This poem was written in the opening months of WWI, when Belgium's resistance to Germany transformed British public opinion. The German invasion of neutral Belgium on August 4, 1914—violating the 1839 Treaty of London—gave Britain both a legal justification and a moral cause for entering the war. Binyon published this in late 1914, when British propaganda was casting the conflict as a defense of "brave little Belgium" against Prussian militarism.
The poem's structure moves from peaceful prosperity to military sacrifice. Stanzas 2-4 catalog Belgium's cultural achievements—"pictured wall" (Flemish masters), "ship-thronged wharves" (Antwerp's trade), "Peace and her famous arts." This establishes what's at stake: a civilization choosing destruction over dishonor. The turn at "Yet when the challenge rang" (stanza 5) mirrors Belgium's actual choice in August 1914.
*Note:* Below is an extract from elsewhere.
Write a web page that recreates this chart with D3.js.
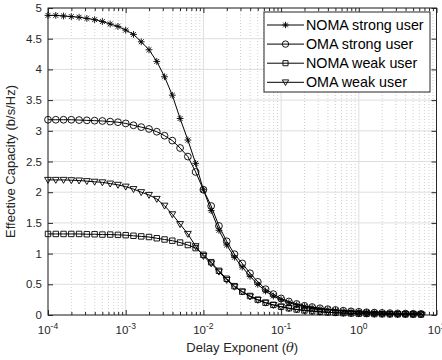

Binyon emphasizes asymmetry: "against the odds of doom," "Defy the giant." The Belgian army numbered 117,000; Germany sent 750,000 troops through Belgium. The Battle of Liège (August 5-16, 1914) saw Belgian forces hold German advance for nearly two weeks, disrupting the Schlieffen Plan's tight schedule. This "astonished foes / Reeled from their mounds of slain" refers to unexpectedly fierce resistance at fortified positions, not Belgian victory—the country was occupied by October 1914.
The Father Damien comparison (stanza 6) is crucial. Damien wasn't a warrior but a volunteer who chose certain death for moral principle. This frames Belgium's choice as spiritual rather than strategic—"faith" appears three times in the final stanzas. The poem argues Belgium fought not to win but to preserve "the free soul, / Untaught by force to quail." This resonated in Britain, where the war was sold as ideological, not territorial.